The site known as the Kistal Burial contained the remains of three males who had met violent deaths. They had no previous wounds, and this would suggest that they were not soldiers but rather civilians. Grave goods found with the bodies including coins indicate that they were affluent and possibly members of the local elite.
One body showed signs of a blow from a blade and his arms bore signs of defensive wounds. The second man suffered a devastating blow to the head that knocked out his teeth, and there is evidence that he suffered a fall before his death. A third skeleton was found that showed signs that the man had suffered massive head injuries, and marks on his ankle indicate that he may have been pulled out of the stirrups while on a horse.

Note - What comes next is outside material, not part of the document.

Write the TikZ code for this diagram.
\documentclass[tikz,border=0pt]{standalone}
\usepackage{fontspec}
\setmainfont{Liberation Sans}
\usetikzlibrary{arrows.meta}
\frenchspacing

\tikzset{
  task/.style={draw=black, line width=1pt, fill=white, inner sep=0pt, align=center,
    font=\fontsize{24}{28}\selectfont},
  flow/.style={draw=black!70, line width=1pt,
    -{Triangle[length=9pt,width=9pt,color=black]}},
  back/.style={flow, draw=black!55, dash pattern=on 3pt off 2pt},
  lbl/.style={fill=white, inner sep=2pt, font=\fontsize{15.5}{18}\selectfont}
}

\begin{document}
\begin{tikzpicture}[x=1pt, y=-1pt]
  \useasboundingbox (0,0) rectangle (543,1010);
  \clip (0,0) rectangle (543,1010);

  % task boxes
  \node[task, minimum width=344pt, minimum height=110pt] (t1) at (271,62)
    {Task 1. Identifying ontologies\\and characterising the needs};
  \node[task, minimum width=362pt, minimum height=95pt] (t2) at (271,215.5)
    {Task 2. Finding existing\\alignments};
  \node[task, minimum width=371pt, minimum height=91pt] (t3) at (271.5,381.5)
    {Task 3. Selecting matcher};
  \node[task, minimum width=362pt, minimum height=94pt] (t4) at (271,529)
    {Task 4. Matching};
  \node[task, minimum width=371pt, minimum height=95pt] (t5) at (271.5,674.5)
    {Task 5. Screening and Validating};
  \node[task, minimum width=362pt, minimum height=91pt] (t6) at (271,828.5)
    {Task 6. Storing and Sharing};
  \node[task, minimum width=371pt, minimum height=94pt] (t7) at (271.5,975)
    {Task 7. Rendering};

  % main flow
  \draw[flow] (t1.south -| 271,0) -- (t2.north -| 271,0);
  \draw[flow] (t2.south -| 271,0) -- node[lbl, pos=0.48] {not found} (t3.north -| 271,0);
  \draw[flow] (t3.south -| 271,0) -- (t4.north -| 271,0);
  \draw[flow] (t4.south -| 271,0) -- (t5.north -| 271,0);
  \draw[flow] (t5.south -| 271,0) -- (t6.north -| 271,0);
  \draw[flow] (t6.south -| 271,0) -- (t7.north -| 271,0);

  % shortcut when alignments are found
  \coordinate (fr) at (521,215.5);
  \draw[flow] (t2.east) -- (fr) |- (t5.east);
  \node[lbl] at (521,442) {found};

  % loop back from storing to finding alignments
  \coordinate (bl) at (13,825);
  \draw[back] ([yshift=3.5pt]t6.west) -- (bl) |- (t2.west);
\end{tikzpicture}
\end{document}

One of the victims also had his nose cut off, possibly suggesting that he had been deliberately mutilated.
City of Conflicts
The reason why these men were killed are not known. However, Berlin and Colln were in a frontier zone for much of the Early Middle Ages. It is possible that the men were killed during some unrecorded conflict between the Germans and Wends. However, medieval society was in general violent and they may have been killed as a result of a robbery or feud.
The cemetery is helping experts to rewrite the history of Berlin and Brandenburg. It is also allowing insights into the difficult lives of ordinary people. The research, which is ongoing, is helping experts to recreate the past of the German capital.